Hi, Steemit. I don't know if the handful of people who are following me will remember me, but I remember most of you.
Yeah, I haven't posted for a while. I've been… busy, I guess? I mean, yes, I have been writing a book about web development and doing lots of client work (and one of my client's major projects is about to wind down, so if you're interested in hiring an experienced web developer, get in touch… I will accept payment in major cryptocurrencies). But the truth is that I've also spent plenty of time recently watching football and playing vidya gaems and otherwise wasting time that I suppose I could have spent over here, makin' the Steem. I mean, I always kept this browser tab pinned and open… I always intended to come back and start actively posting and curating again… but after I submit this post, I'll probably just come back now and then to check on replies and upvotes, and then put that browser tab back in the corner and ignore it for a couple months again.

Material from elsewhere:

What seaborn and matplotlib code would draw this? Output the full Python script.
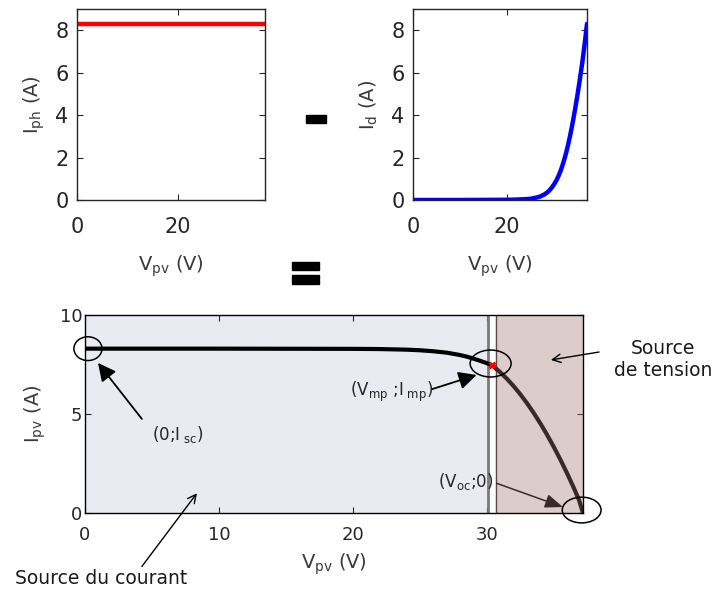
import numpy as np
import pandas as pd
import seaborn as sns
import matplotlib
matplotlib.use("Agg")
import matplotlib.pyplot as plt
from matplotlib.patches import Ellipse, Rectangle

sns.set_theme(style="ticks")
plt.rcParams['font.family'] = ['DejaVu Sans']
plt.rcParams['mathtext.fontset'] = 'dejavusans'

# ---- data ----
v_top = [0, 37.2]
i_ph = [8.3, 8.3]

v_d = [0, 10, 20, 22, 24, 25, 26, 27, 28, 28.5, 29, 29.5, 30, 30.5, 31, 31.5, 32, 32.5,
       33, 33.5, 34, 34.5, 35, 35.5, 36, 36.5, 37.0]
i_d = [0, 0, 0.01, 0.02, 0.04, 0.06, 0.1, 0.16, 0.27, 0.35, 0.45, 0.58, 0.74, 0.93, 1.16,
       1.44, 1.78, 2.17, 2.62, 3.13, 3.70, 4.32, 4.99, 5.71, 6.48, 7.35, 8.3]

v_pv = [0, 10, 20, 22, 24, 25, 26, 27, 28, 28.5, 29, 29.5, 30, 30.4, 31, 31.5, 32, 32.5,
        33, 33.5, 34, 34.5, 35, 35.5, 36, 36.5, 36.9, 37.2]
i_pv = [8.3, 8.3, 8.29, 8.28, 8.25, 8.22, 8.17, 8.1, 7.98, 7.9, 7.8, 7.69, 7.57, 7.47, 7.12,
        6.79, 6.42, 6.01, 5.56, 5.07, 4.54, 3.97, 3.36, 2.71, 2.02, 1.29, 0.66, 0.0]

v_mp, i_mp = 30.4, 7.47
v_oc, i_sc = 37.2, 8.3

W, H = 721, 590
fig = plt.figure(figsize=(W / 100, H / 100), dpi=100)

def ax_px(l, t, r, b):
    return fig.add_axes([l / W, 1 - b / H, (r - l) / W, (b - t) / H])

def style_box(ax, fs, xpad, ypad):
    for s in ax.spines.values():
        s.set_visible(True)
        s.set_color('#262626')
        s.set_linewidth(1.0)
    ax.tick_params(direction='in', top=True, right=True, length=4, width=0.8,
                   labelsize=fs, colors='#262626')
    ax.tick_params(axis='x', pad=xpad)
    ax.tick_params(axis='y', pad=ypad)

lab_color = '#3a3a3a'

# ---- top-left: I_ph ----
ax1 = ax_px(77, 9, 265, 200)
sns.lineplot(x=v_top, y=i_ph, ax=ax1, color='#ff0000', linewidth=3.2)
ax1.set_xlim(0, 37.2)
ax1.set_ylim(0, 9)
ax1.set_xticks([0, 20])
ax1.set_yticks([0, 2, 4, 6, 8])
style_box(ax1, 15, 12, 6)
ax1.set_xlabel(r'V$_{\mathrm{pv}}$ (V)', fontsize=14, color=lab_color, labelpad=12)
ax1.set_ylabel(r'I$_{\mathrm{ph}}$ (A)', fontsize=14, color=lab_color, labelpad=6)

# ---- top-right: I_d ----
ax2 = ax_px(413, 9, 587, 200)
sns.lineplot(x=v_d, y=i_d, ax=ax2, color='#0000ff', linewidth=3.2)
ax2.set_xlim(0, 37.0)
ax2.set_ylim(0, 9)
ax2.set_xticks([0, 20])
ax2.set_yticks([0, 2, 4, 6, 8])
style_box(ax2, 15, 12, 6)
ax2.set_xlabel(r'V$_{\mathrm{pv}}$ (V)', fontsize=14, color=lab_color, labelpad=12)
ax2.set_ylabel(r'I$_{\mathrm{d}}$ (A)', fontsize=14, color=lab_color, labelpad=8)

# ---- bottom: I_pv ----
ax3 = ax_px(85, 315, 583, 513)
ax3.set_facecolor('white')
ax3.axvspan(0, 30.1, color='#eaeaf2', zorder=0, lw=0)
ax3.axvline(30.1, color='#7a7a7a', lw=2.0, zorder=1)
ax3.axvline(30.7, color='#333333', lw=1.0, zorder=1)
sns.lineplot(x=v_pv, y=i_pv, ax=ax3, color='black', linewidth=3.0, zorder=2)
# translucent brown band drawn above the curve
ax3.axvspan(30.7, 37.2, facecolor=(159 / 255, 115 / 255, 110 / 255), alpha=0.365, zorder=3, lw=0)
ax3.plot([v_mp], [i_mp], marker='x', color='red', ms=5, mew=2, zorder=5)
ax3.set_xlim(0, 37.2)
ax3.set_ylim(0, 10)
ax3.set_xticks([0, 10, 20, 30])
ax3.set_yticks([0, 5, 10])
style_box(ax3, 13, 9, 2)
for s in ax3.spines.values():
    s.set_color('black')
    s.set_zorder(6)
ax3.set_xlabel(r'V$_{\mathrm{pv}}$ (V)', fontsize=14, color=lab_color, labelpad=6)
ax3.set_ylabel(r'I$_{\mathrm{pv}}$ (A)', fontsize=14, color=lab_color, labelpad=8)

# ellipses
for (cx, cy, w, h) in [(0.22, 8.3, 2.1, 1.2), (30.3, 7.55, 3.06, 1.36), (37.1, 0.15, 2.9, 1.3)]:
    e = Ellipse((cx, cy), w, h, fill=False, edgecolor='black', lw=1.1, zorder=7, clip_on=False)
    ax3.add_patch(e)

big = dict(arrowstyle='-|>,head_length=0.9,head_width=0.45', color='black', lw=1.3, shrinkA=0, shrinkB=0)
ax3.annotate('', xy=(0.97, 7.58), xytext=(4.25, 4.75), arrowprops=big, zorder=8)
ax3.text(6.9, 3.95, r'(0;I$_{\mathrm{\ sc}}$)', fontsize=12, color='#262626', ha='center', va='center', zorder=8)

ax3.annotate('', xy=(29.25, 6.97), xytext=(25.9, 6.25), arrowprops=big, zorder=8)
ax3.text(22.9, 6.1, r'(V$_{\mathrm{mp}}$ ;I$_{\mathrm{\ mp}}$)', fontsize=12, color='#262626', ha='center', va='center', zorder=8)

brn = dict(arrowstyle='-|>,head_length=0.9,head_width=0.35', color='#3a2a28', lw=1.1, shrinkA=0, shrinkB=0)
ax3.annotate('', xy=(35.7, 0.3), xytext=(30.75, 1.5), arrowprops=brn, zorder=8)
ax3.text(28.4, 1.57, r'(V$_{\mathrm{oc}}$;0)', fontsize=12, color='#262626', ha='center', va='center', zorder=8)

thin = dict(arrowstyle='->,head_length=0.5,head_width=0.25', color='black', lw=1.0, shrinkA=0, shrinkB=0)
ax3.annotate('', xy=(8.36, 1.0), xytext=(4.25, -2.7), arrowprops=thin, annotation_clip=False, zorder=8)
fig.text(15 / W, 1 - 578 / H, 'Source du courant', fontsize=13.5, color='#1a1a1a', ha='left', va='center')

ax3.annotate('', xy=(34.8, 7.73), xytext=(38.4, 8.13), arrowprops=thin, annotation_clip=False, zorder=8)
fig.text(663 / W, 1 - 360 / H, 'Source\nde tension', fontsize=13.5, color='#1a1a1a', ha='center', va='center', linespacing=1.2)

# minus and equals signs
fig.add_artist(Rectangle((306 / W, 1 - 123 / H), 20 / W, 8 / H, transform=fig.transFigure, color='black'))
fig.add_artist(Rectangle((292 / W, 1 - 270 / H), 27 / W, 8 / H, transform=fig.transFigure, color='black'))
fig.add_artist(Rectangle((292 / W, 1 - 284 / H), 27 / W, 9 / H, transform=fig.transFigure, color='black'))

fig.savefig('out.png', dpi=100, facecolor='white')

Just bein' honest.
But, well, anyway… that new logo, and the colors… they're different, aren't they? Hmm. I think I preferred the old style, but maybe that's just nostalgia.
Actually, what made me stop by today and browse, and then ultimately post, is that I'm seeing Bitcoin's price tank and I was wondering why. As usual, it looks like there's a layer of drama going on that I probably could have profited off of had I been paying more attention. The truth is that I've been hodling a stash with the intent of cashing out and wiping out a couple debts in the near future, and now I'm regretting not just pulling the trigger on that after its rise a couple days ago. Damn.
Oh well. Such is life. Hopefully the powers that be will get things turned back around soon.
More personally, I've been going though some tough times in life. I'm not really the type comfortable emotionally unloading on others and I want to avoid specifics on others, but suffice it to say that I'm still having a hard time accepting something I've come to understand recently about the human condition; that there are people in the world who are capable of extreme destruction and cruelty to others and in fact feel justified in practicing in such destruction.
No, I'm not talking about my wife. We're still happily married and all that. We, at least, are still working together and supporting each other through this crazy "life" thing with love and laughter. Would that I could say the same about everybody.
But enough of that. Steem on, my friends. Hodl and to the moon and all that. Thanks for all the good times and those hopefully still to come.